Nazi propaganda in Arabic portrayed World War II, history's largest and most destructive war, as focused primarily on the sliver of land between the Mediterranean Sea and the Jordan River. This interpretation both flattered Arabs and extended Hitler's grand theory that Jews wanted to take over the Arab countries and eventually the whole world, promoting the fantasy that the Allied powers were but pawns in this Zionist conspiracy, and that Germany was leading the resistance to them.
The Nazi regime also developed an approach to Muslims that largely ignored the Protocols of the Elders of Zion, Mein Kampf, and other European sources in favor of selected passages from the Qur'an. Nazis portrayed Islam as a natural ally and, accordingly, called for its revival while urging Muslims to act piously and emulate Muhammad. Radio Berlin in Arabic went so far as to declare, "Allahu akbar! Glory to the Arabs, Glory to Islam." The Nazis noted the parallel between sayings from the Qur'an (Sura 5:82, "You will meet no greater enemy of the believers than the Jews") and the words of Hitler ("By resisting the Jews everywhere, I am fighting for the Lord's work") and helped transform the Qur'an into an anti-Semitic tract whose primary purpose was to call for eternal hatred of Jews.

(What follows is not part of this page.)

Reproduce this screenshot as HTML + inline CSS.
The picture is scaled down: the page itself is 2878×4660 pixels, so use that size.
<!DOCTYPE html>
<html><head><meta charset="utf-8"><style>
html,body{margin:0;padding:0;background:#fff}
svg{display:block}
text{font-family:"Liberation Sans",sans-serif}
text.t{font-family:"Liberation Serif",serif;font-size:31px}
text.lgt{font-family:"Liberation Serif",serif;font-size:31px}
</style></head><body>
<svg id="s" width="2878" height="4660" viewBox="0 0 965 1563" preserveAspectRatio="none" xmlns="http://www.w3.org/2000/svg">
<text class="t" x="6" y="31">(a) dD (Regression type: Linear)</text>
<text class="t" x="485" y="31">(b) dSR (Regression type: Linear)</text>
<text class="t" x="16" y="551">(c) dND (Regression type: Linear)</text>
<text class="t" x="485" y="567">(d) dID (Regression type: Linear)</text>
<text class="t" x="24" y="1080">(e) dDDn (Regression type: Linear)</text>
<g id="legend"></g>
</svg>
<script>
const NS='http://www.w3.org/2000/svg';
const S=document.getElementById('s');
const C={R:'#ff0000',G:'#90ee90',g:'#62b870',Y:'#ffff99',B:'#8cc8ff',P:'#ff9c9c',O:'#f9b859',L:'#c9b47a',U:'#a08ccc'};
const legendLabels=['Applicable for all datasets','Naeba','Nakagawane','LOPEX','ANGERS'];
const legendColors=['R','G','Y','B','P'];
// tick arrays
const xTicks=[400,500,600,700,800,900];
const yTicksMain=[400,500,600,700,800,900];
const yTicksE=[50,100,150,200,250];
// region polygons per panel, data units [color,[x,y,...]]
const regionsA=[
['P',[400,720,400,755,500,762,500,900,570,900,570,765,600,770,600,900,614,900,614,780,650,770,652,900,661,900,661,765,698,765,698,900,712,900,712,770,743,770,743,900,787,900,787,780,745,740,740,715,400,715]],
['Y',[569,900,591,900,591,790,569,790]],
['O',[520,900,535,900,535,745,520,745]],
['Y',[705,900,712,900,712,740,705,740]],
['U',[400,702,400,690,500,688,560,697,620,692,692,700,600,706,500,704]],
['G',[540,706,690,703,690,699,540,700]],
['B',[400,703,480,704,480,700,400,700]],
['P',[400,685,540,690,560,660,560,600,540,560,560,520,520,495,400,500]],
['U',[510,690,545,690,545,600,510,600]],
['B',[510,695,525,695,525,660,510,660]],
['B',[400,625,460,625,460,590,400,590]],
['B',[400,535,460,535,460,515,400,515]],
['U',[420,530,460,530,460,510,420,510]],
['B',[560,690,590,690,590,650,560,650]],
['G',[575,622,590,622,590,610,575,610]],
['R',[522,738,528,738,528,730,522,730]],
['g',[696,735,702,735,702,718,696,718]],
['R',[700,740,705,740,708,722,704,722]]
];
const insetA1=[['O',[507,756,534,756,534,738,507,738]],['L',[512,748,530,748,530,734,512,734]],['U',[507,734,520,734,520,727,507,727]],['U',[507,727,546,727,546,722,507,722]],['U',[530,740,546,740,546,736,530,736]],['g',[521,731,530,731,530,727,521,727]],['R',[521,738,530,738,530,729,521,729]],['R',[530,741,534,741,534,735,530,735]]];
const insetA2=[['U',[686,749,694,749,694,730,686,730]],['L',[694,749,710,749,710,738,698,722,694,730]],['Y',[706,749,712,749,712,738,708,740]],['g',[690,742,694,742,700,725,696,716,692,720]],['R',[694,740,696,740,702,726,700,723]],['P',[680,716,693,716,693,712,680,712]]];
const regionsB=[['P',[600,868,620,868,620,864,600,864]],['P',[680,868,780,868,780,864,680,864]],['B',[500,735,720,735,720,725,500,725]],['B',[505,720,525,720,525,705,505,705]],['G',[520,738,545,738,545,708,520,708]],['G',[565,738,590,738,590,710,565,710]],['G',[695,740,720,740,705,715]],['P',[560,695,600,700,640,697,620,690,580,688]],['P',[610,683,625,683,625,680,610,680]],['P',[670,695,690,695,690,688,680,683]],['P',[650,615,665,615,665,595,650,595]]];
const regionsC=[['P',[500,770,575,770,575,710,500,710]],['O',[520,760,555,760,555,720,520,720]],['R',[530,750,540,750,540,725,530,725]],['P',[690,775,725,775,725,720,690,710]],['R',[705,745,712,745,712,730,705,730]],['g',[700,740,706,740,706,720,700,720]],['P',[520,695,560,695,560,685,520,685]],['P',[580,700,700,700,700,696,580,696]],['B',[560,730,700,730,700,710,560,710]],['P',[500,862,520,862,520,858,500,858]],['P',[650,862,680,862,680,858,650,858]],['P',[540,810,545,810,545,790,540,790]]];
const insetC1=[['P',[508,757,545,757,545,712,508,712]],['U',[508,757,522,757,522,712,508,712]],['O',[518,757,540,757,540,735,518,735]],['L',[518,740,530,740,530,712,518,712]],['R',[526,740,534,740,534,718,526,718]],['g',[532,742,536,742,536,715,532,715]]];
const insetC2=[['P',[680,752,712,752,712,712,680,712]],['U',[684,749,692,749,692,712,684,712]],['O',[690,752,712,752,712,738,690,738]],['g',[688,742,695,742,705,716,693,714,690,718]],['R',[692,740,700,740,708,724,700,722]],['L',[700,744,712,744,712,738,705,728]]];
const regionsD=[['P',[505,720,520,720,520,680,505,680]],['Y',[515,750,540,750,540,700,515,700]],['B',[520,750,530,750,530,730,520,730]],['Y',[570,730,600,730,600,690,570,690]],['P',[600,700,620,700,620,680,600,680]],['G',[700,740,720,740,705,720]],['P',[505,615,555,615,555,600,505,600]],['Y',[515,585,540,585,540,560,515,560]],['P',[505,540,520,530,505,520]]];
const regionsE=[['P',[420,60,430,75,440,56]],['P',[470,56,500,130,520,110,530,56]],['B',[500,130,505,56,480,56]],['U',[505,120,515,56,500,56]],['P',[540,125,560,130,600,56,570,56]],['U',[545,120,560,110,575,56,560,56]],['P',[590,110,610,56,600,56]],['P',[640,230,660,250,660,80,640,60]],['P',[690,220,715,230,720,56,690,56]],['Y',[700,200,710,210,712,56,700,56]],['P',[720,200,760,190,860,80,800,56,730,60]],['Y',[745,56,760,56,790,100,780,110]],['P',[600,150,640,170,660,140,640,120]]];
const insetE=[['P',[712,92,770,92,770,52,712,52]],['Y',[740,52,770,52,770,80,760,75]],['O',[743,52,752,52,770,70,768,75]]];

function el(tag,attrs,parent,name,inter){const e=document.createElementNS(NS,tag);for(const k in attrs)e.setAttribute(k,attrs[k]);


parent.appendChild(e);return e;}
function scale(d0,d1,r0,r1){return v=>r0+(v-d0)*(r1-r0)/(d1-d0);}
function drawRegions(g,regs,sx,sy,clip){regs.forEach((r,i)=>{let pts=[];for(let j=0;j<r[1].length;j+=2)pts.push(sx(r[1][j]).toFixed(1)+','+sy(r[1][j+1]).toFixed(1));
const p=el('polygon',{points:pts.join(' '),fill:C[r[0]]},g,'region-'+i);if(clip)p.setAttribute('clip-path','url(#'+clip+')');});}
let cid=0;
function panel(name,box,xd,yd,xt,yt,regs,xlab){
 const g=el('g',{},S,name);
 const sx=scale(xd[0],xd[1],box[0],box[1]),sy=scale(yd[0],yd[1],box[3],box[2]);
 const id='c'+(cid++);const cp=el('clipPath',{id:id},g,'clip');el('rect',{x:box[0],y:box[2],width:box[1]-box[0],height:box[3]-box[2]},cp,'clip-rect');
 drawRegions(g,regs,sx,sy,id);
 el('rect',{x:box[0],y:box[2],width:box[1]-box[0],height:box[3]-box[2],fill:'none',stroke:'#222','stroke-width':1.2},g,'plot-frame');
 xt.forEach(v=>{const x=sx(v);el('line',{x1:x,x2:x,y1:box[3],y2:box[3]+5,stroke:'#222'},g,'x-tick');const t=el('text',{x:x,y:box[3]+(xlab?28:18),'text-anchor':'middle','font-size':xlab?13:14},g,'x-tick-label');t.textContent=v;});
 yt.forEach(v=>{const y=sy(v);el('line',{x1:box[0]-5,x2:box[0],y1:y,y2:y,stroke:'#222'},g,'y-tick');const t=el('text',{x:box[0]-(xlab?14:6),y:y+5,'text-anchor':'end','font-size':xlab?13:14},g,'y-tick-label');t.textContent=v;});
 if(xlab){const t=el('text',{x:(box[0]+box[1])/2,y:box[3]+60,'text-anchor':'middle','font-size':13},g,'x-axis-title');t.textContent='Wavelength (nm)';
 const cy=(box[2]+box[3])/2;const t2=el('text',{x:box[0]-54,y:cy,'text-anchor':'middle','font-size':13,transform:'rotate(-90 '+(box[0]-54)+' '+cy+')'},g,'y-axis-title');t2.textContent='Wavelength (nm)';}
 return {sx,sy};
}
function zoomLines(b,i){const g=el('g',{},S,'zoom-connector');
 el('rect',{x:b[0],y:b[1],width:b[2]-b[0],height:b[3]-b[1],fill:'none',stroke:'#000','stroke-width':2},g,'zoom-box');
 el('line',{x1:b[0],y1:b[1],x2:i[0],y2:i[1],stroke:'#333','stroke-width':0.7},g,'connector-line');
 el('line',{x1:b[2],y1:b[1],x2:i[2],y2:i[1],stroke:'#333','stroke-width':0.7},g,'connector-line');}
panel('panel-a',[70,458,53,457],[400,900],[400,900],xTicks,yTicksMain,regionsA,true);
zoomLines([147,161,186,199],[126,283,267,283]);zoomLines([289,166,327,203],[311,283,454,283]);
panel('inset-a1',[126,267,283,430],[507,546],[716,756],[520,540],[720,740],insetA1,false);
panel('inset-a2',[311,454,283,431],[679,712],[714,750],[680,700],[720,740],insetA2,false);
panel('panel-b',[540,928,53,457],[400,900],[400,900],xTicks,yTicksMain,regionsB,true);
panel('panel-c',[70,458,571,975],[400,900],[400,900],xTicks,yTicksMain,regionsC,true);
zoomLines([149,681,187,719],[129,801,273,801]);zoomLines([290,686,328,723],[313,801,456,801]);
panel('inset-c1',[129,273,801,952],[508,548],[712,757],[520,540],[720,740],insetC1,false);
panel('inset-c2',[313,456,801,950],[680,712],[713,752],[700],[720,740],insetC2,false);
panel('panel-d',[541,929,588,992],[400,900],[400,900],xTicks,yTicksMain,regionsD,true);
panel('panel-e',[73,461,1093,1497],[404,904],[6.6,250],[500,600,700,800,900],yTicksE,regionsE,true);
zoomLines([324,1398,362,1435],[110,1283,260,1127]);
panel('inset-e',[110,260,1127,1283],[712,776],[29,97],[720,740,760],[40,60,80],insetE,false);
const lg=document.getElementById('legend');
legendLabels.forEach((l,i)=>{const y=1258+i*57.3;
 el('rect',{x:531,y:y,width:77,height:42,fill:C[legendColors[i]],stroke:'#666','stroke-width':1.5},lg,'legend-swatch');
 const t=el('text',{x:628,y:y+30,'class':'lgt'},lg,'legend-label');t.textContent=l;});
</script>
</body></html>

Having detailed Nazi propaganda in Arabic, Herf then traces its impact, rounding up the evidence pointing to its success. Indeed, ideas the Nazis spread in the Middle East have had an enduring twofold legacy. First, as in Europe, they built on existing prejudices against Jews to transform them into something far more paranoid, aggressive, and murderous. Second, Islamism took on a Nazi quality – hatred of democracy and liberalism, contempt for multiple political parties, preference for unity over division, cult of youth and militarism, authoritarian moralism, cultural repression, and illiberal economics. In brief, the Nazi impact was greater than has usually been understood.